In April, 2018 the Australian Securities and Investments Commission charged Mr Palmer and Palmer Leisure Coolum Pty Ltd with breaching takeover law over a bid to take over all time share interests at Coolum in April, 2012.
In January the Queensland Supreme Court set aside Mr Palmer's application for a permanent stay against the ASIC and Commonwealth Director of Public Prosecutions charges. Mr Palmer appealed the decision which will be heard on June 4.
The criminal proceedings against Mr Palmer and his company will return to Brisbane Magistrates Court for mention on June 28.
Mr Edmunds said the deterioration of the Coolum Resort since it became the Palmer Coolum, including the opening of a dinosaur theme park with replica dinosaurs along the golf course, was "a crying shame".
"You see Clive comes up on TV in those ads (saying 'Let's get something done for a change') but locals in Coolum hate what he's done. That resort used to have 80 per cent occupation of 300 villas.
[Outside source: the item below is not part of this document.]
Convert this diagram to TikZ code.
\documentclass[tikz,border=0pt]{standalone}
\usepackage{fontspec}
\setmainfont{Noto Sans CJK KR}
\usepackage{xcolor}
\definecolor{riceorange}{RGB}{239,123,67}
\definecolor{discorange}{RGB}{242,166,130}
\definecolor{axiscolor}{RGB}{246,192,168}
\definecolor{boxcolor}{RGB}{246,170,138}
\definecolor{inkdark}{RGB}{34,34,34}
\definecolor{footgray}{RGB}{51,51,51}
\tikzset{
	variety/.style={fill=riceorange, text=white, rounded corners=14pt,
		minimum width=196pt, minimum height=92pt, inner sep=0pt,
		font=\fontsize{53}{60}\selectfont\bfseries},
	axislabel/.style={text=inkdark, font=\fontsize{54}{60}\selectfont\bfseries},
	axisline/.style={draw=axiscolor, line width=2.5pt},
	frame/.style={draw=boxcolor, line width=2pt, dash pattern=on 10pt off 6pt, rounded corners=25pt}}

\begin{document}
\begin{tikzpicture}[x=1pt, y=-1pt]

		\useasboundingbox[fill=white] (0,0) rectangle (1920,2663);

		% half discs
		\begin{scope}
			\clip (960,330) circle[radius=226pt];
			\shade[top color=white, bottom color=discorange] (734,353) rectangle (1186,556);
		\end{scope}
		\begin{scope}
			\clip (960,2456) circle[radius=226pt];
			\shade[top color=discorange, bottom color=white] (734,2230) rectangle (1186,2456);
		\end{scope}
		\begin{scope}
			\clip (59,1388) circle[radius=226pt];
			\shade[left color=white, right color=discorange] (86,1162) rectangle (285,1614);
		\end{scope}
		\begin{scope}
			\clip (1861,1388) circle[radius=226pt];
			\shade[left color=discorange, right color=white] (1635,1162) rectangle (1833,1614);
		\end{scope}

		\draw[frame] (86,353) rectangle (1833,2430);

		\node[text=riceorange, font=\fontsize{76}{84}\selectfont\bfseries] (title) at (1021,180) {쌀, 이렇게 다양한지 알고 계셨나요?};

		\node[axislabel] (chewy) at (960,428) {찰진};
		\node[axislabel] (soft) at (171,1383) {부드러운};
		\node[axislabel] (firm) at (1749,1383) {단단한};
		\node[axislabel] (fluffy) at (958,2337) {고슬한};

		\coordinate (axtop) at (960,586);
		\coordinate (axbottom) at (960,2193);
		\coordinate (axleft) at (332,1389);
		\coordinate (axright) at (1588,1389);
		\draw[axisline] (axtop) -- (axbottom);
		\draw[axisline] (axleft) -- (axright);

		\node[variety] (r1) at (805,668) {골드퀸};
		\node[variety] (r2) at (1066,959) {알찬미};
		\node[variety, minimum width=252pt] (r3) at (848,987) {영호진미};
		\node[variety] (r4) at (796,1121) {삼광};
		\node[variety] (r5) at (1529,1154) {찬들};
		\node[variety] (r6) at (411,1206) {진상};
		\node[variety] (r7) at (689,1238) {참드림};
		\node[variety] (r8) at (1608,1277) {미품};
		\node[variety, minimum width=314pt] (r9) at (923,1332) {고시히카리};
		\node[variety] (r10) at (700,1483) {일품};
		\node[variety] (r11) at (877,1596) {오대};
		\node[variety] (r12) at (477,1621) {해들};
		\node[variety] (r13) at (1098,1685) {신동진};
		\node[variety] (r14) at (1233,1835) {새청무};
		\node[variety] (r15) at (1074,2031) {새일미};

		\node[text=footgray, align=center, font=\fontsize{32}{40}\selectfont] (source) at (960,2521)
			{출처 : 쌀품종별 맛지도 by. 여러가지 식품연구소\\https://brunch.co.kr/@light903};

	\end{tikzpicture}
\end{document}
That's all gone," Mr Edmunds said.
Mr Palmer's United Australia Party is fielding candidates in all Australian lower house seats and in the Senate under a slogan to "Make Australia Great".
Prime Minister Scott Morrison defended a preference deal with Mr Palmer in early May, and said Labor and the Greens were a bigger risk to the economy than the United Australia Party.
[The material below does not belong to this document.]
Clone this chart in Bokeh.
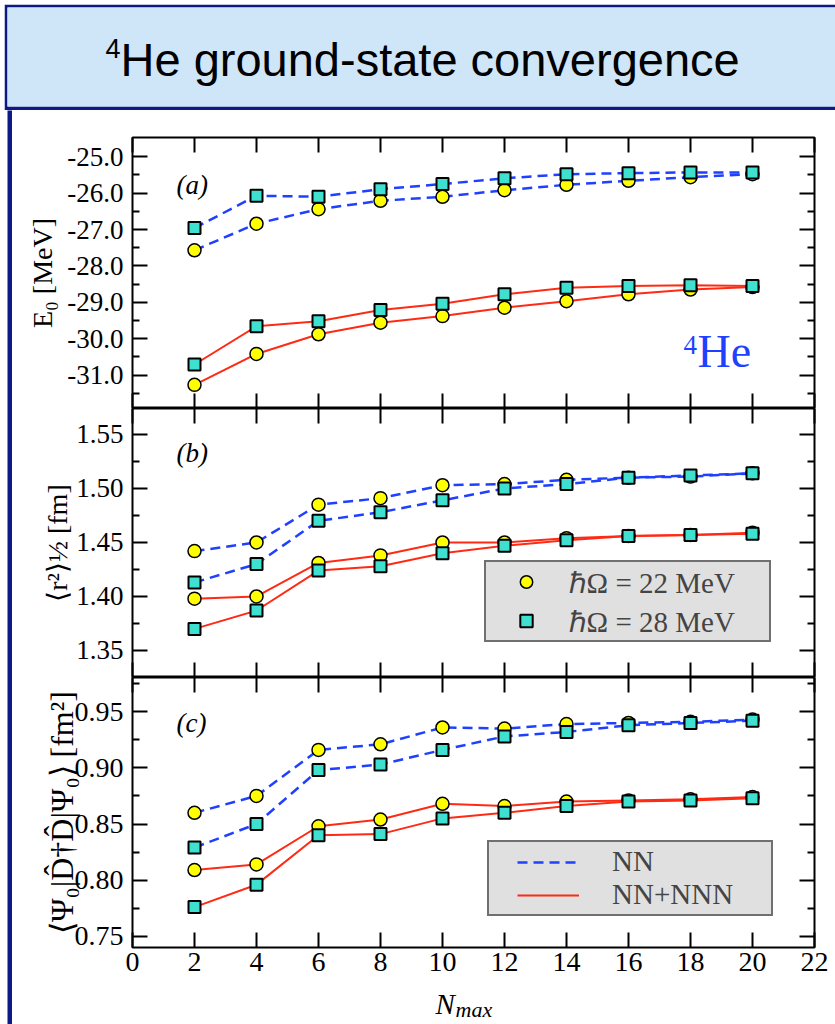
from bokeh.plotting import figure
from bokeh.models import (Range1d, FixedTicker, PrintfTickFormatter, LinearAxis, Label,
                          Legend, LegendItem, Spacer)
from bokeh.layouts import column, row
from bokeh.embed import file_html
from bokeh.resources import INLINE

# ---------------- data ----------------
nmax = [2, 4, 6, 8, 10, 12, 14, 16, 18, 20]

e0_nn_22 = [-27.57, -26.84, -26.44, -26.21, -26.10, -25.92, -25.77, -25.66, -25.56, -25.48]
e0_nn_28 = [-26.96, -26.07, -26.10, -25.89, -25.75, -25.59, -25.48, -25.45, -25.43, -25.43]
e0_nnn_22 = [-31.27, -30.42, -29.88, -29.56, -29.38, -29.15, -28.97, -28.78, -28.65, -28.58]
e0_nnn_28 = [-30.71, -29.66, -29.52, -29.21, -29.04, -28.78, -28.60, -28.55, -28.53, -28.55]

r_nn_22 = [1.442, 1.450, 1.485, 1.491, 1.503, 1.504, 1.508, 1.510, 1.511, 1.514]
r_nn_28 = [1.413, 1.430, 1.470, 1.478, 1.489, 1.500, 1.504, 1.510, 1.512, 1.514]
r_nnn_22 = [1.398, 1.400, 1.431, 1.438, 1.450, 1.450, 1.454, 1.456, 1.457, 1.459]
r_nnn_28 = [1.370, 1.387, 1.424, 1.428, 1.440, 1.447, 1.452, 1.456, 1.457, 1.458]

d_nn_22 = [0.860, 0.875, 0.916, 0.921, 0.936, 0.935, 0.939, 0.940, 0.941, 0.943]
d_nn_28 = [0.829, 0.850, 0.898, 0.903, 0.916, 0.928, 0.932, 0.938, 0.940, 0.942]
d_nnn_22 = [0.809, 0.814, 0.848, 0.854, 0.868, 0.866, 0.870, 0.871, 0.872, 0.874]
d_nnn_28 = [0.776, 0.796, 0.840, 0.841, 0.855, 0.860, 0.866, 0.870, 0.871, 0.873]

x_ticks = [0, 2, 4, 6, 8, 10, 12, 14, 16, 18, 20, 22]
e0_ticks = [-25.0, -26.0, -27.0, -28.0, -29.0, -30.0, -31.0]
e0_minor = [-25.5, -26.5, -27.5, -28.5, -29.5, -30.5, -31.5]
r_ticks = [1.35, 1.40, 1.45, 1.50, 1.55]
r_minor = [1.375, 1.425, 1.475, 1.525]
d_ticks = [0.75, 0.80, 0.85, 0.90, 0.95]
d_minor = [0.775, 0.825, 0.875, 0.925, 0.975]

title_sup = "4"
title_text = "He ground-state convergence"
legend_hw = ["ℏΩ = 22 MeV", "ℏΩ = 28 MeV"]
legend_int = ["NN", "NN+NNN"]

# ---------------- style ----------------
BLUE = "#1f40ff"
RED = "#ff2a14"
YELLOW = "#ffff00"
TURQ = "#40e0d0"
NAVY = "#0c1a85"
TITLE_BG = "#cfe5f8"
LEG_BG = "#e0e0e0"
SERIF = "Liberation Serif"

xr = Range1d(0, 22)


def style_axis(ax, majors, minors, show_labels, fmt=None, font_size="26px", standoff=9):
    ax.ticker = FixedTicker(ticks=majors, minor_ticks=minors)
    ax.axis_line_color = None
    ax.major_tick_in = 15
    ax.major_tick_out = 0
    ax.minor_tick_in = 7
    ax.minor_tick_out = 0
    ax.major_tick_line_width = 2
    ax.minor_tick_line_width = 2
    ax.major_tick_line_color = "black"
    ax.minor_tick_line_color = "black"
    if show_labels:
        ax.major_label_text_font = SERIF
        ax.major_label_text_font_size = font_size
        ax.major_label_text_color = "black"
        ax.major_label_standoff = standoff
        if fmt:
            ax.formatter = PrintfTickFormatter(format=fmt)
    else:
        ax.major_label_text_font_size = "0px"
        ax.major_label_standoff = 0


def make_panel(yr, height, btop, bbot, yt, ym, fmt, yfont_size, ylabel, ylabel_size,
               ylabel_standoff, show_x):
    p = figure(width=822, height=height, x_range=xr, y_range=yr,
               toolbar_location=None, output_backend="svg",
               min_border_left=120, min_border_right=20,
               min_border_top=btop, min_border_bottom=bbot,
               x_axis_location=None, y_axis_location=None)
    p.grid.visible = False
    p.outline_line_color = "black"
    p.outline_line_width = 2
    p.background_fill_color = "white"
    p.border_fill_color = "white"
    left = LinearAxis()
    style_axis(left, yt, ym, True, fmt, yfont_size)
    left.axis_label = ylabel
    left.axis_label_text_font = SERIF
    left.axis_label_text_font_size = ylabel_size
    left.axis_label_text_font_style = "normal"
    left.axis_label_text_color = "black"
    left.axis_label_standoff = ylabel_standoff
    p.add_layout(left, "left")
    right = LinearAxis()
    style_axis(right, yt, ym, False)
    p.add_layout(right, "right")
    top = LinearAxis()
    style_axis(top, x_ticks, [], False)
    p.add_layout(top, "above")
    bottom = LinearAxis()
    style_axis(bottom, x_ticks, [], show_x, "%d", "28px", 5)
    p.add_layout(bottom, "below")
    return p


def draw(p, nn22, nn28, nnn22, nnn28):
    lines = []
    for ys in (nn22, nn28):
        lines.append(p.line(nmax, ys, line_color=BLUE, line_width=2.5, line_dash="10 6"))
    for ys in (nnn22, nnn28):
        lines.append(p.line(nmax, ys, line_color=RED, line_width=2))
    circs = [p.scatter(nmax, ys, marker="circle", size=13, fill_color=YELLOW,
                       line_color="black", line_width=1.5) for ys in (nn22, nnn22)]
    sqs = [p.scatter(nmax, ys, marker="square", size=12, fill_color=TURQ,
                     line_color="black", line_width=2) for ys in (nn28, nnn28)]
    return lines, circs, sqs


def add_text(p, txt, x, y, size, font=SERIF, style="normal", color="black"):
    p.add_layout(Label(x=x, y=y, x_units="screen", y_units="screen", text=txt,
                       text_font=font, text_font_style=style, text_font_size=size,
                       text_color=color, text_baseline="middle"))


# ---------------- title ----------------
title = figure(width=831, height=106, x_range=(0, 1), y_range=(0, 1),
               toolbar_location=None, output_backend="svg",
               min_border_left=3, min_border_top=3, min_border_bottom=4, min_border_right=0,
               x_axis_location=None, y_axis_location=None)
title.grid.visible = False
title.outline_line_color = None
title.background_fill_color = TITLE_BG
title.border_fill_color = NAVY
add_text(title, title_sup, 98, 58, "27px", font="Liberation Sans")
add_text(title, title_text, 113, 47, "47px", font="Liberation Sans")

# ---------------- panels ----------------
pa = make_panel(Range1d(-31.92, -24.47), 298, 27, 0, e0_ticks, e0_minor, "%.1f", "27px",
                "E₀ [MeV]", "28px", 6, False)
pb = make_panel(Range1d(1.325, 1.574), 269, 0, 0, r_ticks, r_minor, "%.2f", "27px",
                "⟨r²⟩½ [fm]", "28px", 0, False)
pc = make_panel(Range1d(0.740, 0.9805), 310, 0, 40, d_ticks, d_minor, "%.2f", "28px",
                "⟨Ψ₀|D̂†D̂|Ψ₀⟩ [fm²]", "32px", -8, True)

draw(pa, e0_nn_22, e0_nn_28, e0_nnn_22, e0_nnn_28)
lb, cb, sb = draw(pb, r_nn_22, r_nn_28, r_nnn_22, r_nnn_28)
lc, cc, sc = draw(pc, d_nn_22, d_nn_28, d_nnn_22, d_nnn_28)

add_text(pa, "(a)", 44, 224, "27px", style="italic")
add_text(pb, "(b)", 44, 225, "27px", style="italic")
add_text(pc, "(c)", 44, 225, "27px", style="italic")

add_text(pa, "4", 551, 64, "27px", color=BLUE)
add_text(pa, "He", 565, 57, "46px", color=BLUE)

# x-axis title strip (N_max) below panel (c), sharing the x range
xl = figure(width=822, height=37, x_range=xr, y_range=(0, 1),
            toolbar_location=None, output_backend="svg",
            min_border_left=120, min_border_right=20, min_border_top=0, min_border_bottom=0,
            x_axis_location=None, y_axis_location=None)
xl.grid.visible = False
xl.outline_line_color = None
xl.background_fill_color = "white"
xl.border_fill_color = "white"
add_text(xl, "N", 303, 21, "29px", style="italic")
add_text(xl, "max", 323, 15, "22px", style="italic")

leg1 = Legend(items=[LegendItem(label=legend_hw[0], renderers=[cb[0]]),
                     LegendItem(label=legend_hw[1], renderers=[sb[0]])],
              location=(351.6, 35.5), padding=0, spacing=0, glyph_width=80, glyph_height=31,
              label_standoff=3, label_width=200,
              label_text_font=SERIF, label_text_font_size="29px",
              background_fill_color=LEG_BG, background_fill_alpha=1.0,
              border_line_color="black", border_line_width=2)
pb.add_layout(leg1)

leg2 = Legend(items=[LegendItem(label=legend_int[0], renderers=[lc[0]]),
                     LegendItem(label=legend_int[1], renderers=[lc[2]])],
              location=(355, 31), padding=3, spacing=0, glyph_width=62, glyph_height=30,
              label_standoff=33, label_width=156,
              title=" ", title_location="left", title_standoff=24,
              title_text_font_size="1px",
              label_text_font=SERIF, label_text_font_size="29px",
              background_fill_color=LEG_BG, background_fill_alpha=1.0,
              border_line_color="black", border_line_width=2)
pc.add_layout(leg2)

bar = figure(width=5, height=298 + 269 + 310 + 37, toolbar_location=None, output_backend="svg",
             min_border=0, x_axis_location=None, y_axis_location=None)
bar.grid.visible = False
bar.outline_line_color = None
bar.background_fill_color = NAVY
bar.border_fill_color = NAVY

layout = column(
    Spacer(width=835, height=4),
    row(Spacer(width=4, height=106), title, spacing=0),
    row(Spacer(width=7, height=914), bar, column(pa, pb, pc, xl, spacing=0), spacing=0),
    spacing=0)

open("out.html", "w").write(file_html(layout, INLINE))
The party's number one NSW Senate candidate, Hunter-based Brian Burston, joined the United Australia Party in 2018 after leaving the One Nation party following a fall-out with leader Pauline Hanson.
Mr Burston did not respond to questions about Mr Palmer's legal cases flowing from the Coolum resort time share. The United Australia Party did not respond to questions.